Given exercise: Find every line in the records that holds the string "matplotlib". Copy each one.
┌─ Supplied records
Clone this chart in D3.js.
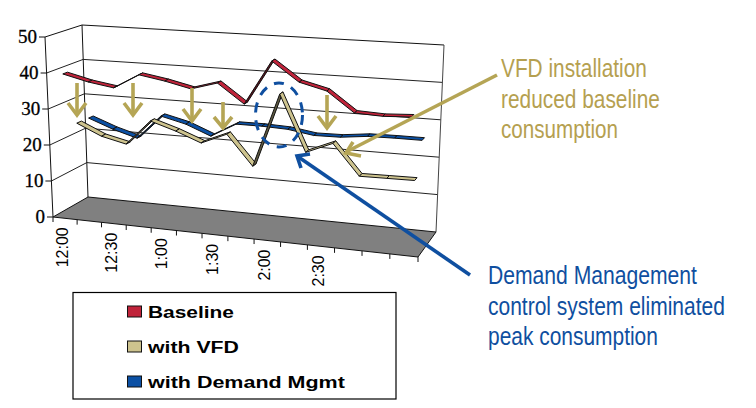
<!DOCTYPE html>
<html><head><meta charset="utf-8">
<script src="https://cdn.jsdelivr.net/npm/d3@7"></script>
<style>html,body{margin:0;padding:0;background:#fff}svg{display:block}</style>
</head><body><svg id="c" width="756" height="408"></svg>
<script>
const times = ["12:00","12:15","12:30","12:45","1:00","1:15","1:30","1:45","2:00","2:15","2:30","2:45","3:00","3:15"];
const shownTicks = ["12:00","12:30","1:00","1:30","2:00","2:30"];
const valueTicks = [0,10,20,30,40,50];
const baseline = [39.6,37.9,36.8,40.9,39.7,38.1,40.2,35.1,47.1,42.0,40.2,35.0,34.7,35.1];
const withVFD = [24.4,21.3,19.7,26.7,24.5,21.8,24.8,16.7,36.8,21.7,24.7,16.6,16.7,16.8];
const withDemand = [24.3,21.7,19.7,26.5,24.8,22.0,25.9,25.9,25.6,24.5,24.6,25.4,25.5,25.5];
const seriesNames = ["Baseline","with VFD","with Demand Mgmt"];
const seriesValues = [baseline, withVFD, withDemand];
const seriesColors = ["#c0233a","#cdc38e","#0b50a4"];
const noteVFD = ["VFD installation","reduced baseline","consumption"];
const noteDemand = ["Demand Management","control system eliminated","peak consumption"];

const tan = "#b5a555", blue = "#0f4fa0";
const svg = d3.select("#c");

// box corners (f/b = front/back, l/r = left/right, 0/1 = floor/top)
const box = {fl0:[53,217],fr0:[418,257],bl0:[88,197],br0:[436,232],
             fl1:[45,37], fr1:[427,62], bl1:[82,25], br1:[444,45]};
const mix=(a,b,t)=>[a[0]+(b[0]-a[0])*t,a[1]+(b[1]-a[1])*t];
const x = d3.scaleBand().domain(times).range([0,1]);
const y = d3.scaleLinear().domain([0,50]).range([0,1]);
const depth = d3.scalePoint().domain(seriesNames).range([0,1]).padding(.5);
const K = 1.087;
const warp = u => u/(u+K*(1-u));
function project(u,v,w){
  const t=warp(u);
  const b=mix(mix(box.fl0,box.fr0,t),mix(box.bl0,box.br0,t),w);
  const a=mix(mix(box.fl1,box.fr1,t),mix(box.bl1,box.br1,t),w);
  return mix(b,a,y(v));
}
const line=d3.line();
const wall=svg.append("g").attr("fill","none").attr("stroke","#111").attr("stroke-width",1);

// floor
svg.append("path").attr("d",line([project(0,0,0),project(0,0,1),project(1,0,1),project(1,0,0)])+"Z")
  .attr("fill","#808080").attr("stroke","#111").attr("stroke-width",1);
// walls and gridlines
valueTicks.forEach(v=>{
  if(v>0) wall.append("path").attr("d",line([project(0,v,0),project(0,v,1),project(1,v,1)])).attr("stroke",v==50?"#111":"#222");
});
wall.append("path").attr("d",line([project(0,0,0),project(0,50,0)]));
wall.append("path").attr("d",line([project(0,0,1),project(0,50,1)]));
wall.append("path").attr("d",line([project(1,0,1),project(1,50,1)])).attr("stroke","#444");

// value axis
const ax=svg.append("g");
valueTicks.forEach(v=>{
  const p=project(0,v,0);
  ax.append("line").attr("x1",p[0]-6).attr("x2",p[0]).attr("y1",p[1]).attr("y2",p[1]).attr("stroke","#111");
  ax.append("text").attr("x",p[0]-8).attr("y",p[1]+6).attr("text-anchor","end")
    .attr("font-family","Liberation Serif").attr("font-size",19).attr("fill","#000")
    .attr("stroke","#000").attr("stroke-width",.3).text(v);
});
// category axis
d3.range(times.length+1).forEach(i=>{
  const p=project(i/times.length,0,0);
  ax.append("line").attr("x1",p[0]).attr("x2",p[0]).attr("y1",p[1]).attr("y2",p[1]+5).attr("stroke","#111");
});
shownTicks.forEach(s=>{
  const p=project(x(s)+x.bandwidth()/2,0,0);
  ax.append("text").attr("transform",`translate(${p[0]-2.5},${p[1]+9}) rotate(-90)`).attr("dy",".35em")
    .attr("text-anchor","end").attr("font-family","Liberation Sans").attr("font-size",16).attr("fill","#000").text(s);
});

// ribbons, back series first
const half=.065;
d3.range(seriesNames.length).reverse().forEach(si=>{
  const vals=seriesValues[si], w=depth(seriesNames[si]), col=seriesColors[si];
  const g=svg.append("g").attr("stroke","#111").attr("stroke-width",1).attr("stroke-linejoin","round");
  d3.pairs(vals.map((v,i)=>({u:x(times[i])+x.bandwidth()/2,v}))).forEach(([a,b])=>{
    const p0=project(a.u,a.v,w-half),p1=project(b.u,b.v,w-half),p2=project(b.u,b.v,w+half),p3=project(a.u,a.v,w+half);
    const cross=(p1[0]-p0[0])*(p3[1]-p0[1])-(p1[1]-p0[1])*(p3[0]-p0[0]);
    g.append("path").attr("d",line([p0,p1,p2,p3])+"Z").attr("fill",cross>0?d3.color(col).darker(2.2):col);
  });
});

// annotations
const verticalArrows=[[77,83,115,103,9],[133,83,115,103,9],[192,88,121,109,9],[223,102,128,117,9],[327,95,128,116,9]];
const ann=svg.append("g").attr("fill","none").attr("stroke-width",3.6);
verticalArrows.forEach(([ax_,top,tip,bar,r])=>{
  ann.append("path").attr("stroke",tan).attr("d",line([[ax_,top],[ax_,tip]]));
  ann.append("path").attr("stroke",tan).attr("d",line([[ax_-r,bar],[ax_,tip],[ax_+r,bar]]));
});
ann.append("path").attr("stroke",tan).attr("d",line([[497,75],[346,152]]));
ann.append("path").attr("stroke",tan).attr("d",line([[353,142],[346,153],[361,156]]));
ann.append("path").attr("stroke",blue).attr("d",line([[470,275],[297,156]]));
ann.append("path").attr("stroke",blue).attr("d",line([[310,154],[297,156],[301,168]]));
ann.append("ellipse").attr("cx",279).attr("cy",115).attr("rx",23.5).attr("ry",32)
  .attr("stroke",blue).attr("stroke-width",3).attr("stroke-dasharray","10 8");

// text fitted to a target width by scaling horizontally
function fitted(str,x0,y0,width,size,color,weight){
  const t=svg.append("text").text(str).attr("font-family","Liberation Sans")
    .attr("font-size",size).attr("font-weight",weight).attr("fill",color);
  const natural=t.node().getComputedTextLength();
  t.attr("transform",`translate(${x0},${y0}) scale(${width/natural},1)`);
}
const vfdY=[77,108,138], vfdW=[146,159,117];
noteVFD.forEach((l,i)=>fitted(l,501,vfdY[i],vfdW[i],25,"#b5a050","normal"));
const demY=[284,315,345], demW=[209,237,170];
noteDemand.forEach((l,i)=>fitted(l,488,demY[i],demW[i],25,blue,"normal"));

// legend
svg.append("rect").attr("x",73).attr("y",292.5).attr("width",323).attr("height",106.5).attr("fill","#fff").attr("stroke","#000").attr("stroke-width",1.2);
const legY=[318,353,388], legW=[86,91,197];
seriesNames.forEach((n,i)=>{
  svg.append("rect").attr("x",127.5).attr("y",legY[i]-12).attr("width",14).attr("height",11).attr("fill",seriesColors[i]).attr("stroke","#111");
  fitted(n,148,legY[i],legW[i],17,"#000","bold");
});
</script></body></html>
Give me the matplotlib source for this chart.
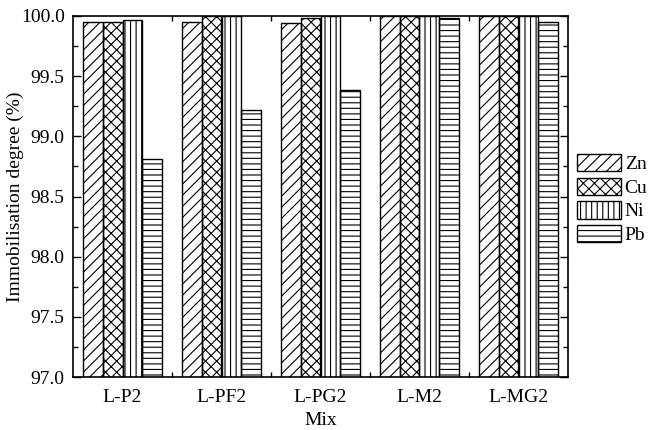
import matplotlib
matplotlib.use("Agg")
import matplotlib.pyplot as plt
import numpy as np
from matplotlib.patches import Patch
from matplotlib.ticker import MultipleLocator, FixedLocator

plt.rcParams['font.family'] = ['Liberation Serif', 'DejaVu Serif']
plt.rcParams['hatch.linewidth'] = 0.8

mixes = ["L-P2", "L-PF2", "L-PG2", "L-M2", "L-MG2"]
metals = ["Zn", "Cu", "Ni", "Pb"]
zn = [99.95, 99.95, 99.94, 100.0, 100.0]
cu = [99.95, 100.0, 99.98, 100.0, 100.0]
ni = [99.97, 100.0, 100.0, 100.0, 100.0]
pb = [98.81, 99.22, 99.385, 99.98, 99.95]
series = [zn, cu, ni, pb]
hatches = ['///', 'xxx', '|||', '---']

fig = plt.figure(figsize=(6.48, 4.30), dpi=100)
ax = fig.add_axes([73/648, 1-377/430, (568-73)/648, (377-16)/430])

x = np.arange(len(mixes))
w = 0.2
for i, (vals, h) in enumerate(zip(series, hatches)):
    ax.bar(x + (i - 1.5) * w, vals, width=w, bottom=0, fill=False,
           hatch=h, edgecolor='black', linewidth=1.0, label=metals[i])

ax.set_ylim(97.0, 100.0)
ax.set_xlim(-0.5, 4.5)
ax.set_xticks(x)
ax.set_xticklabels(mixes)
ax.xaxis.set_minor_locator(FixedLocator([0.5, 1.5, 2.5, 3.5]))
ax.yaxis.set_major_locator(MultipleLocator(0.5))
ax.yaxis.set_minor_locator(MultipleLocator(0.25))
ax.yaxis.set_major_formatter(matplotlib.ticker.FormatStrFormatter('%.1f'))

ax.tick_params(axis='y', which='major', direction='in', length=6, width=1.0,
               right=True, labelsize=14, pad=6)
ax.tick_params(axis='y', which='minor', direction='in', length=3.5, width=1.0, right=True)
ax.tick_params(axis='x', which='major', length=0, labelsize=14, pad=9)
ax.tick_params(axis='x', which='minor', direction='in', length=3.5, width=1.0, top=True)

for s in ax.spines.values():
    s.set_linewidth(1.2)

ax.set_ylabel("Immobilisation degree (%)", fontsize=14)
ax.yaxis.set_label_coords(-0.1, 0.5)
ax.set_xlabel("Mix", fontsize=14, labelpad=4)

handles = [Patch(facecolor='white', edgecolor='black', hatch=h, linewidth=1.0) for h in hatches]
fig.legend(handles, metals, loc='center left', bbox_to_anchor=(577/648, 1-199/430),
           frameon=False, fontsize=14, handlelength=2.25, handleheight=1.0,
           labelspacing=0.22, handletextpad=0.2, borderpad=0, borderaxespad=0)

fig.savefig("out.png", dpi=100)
└─
Full answer:
Give me the matplotlib source for this chart.
import matplotlib
matplotlib.use("Agg")
import matplotlib.pyplot as plt
from matplotlib.patches import Patch
from matplotlib.ticker import MultipleLocator, FixedLocator
ax.yaxis.set_major_formatter(matplotlib.ticker.FormatStrFormatter('%.1f'))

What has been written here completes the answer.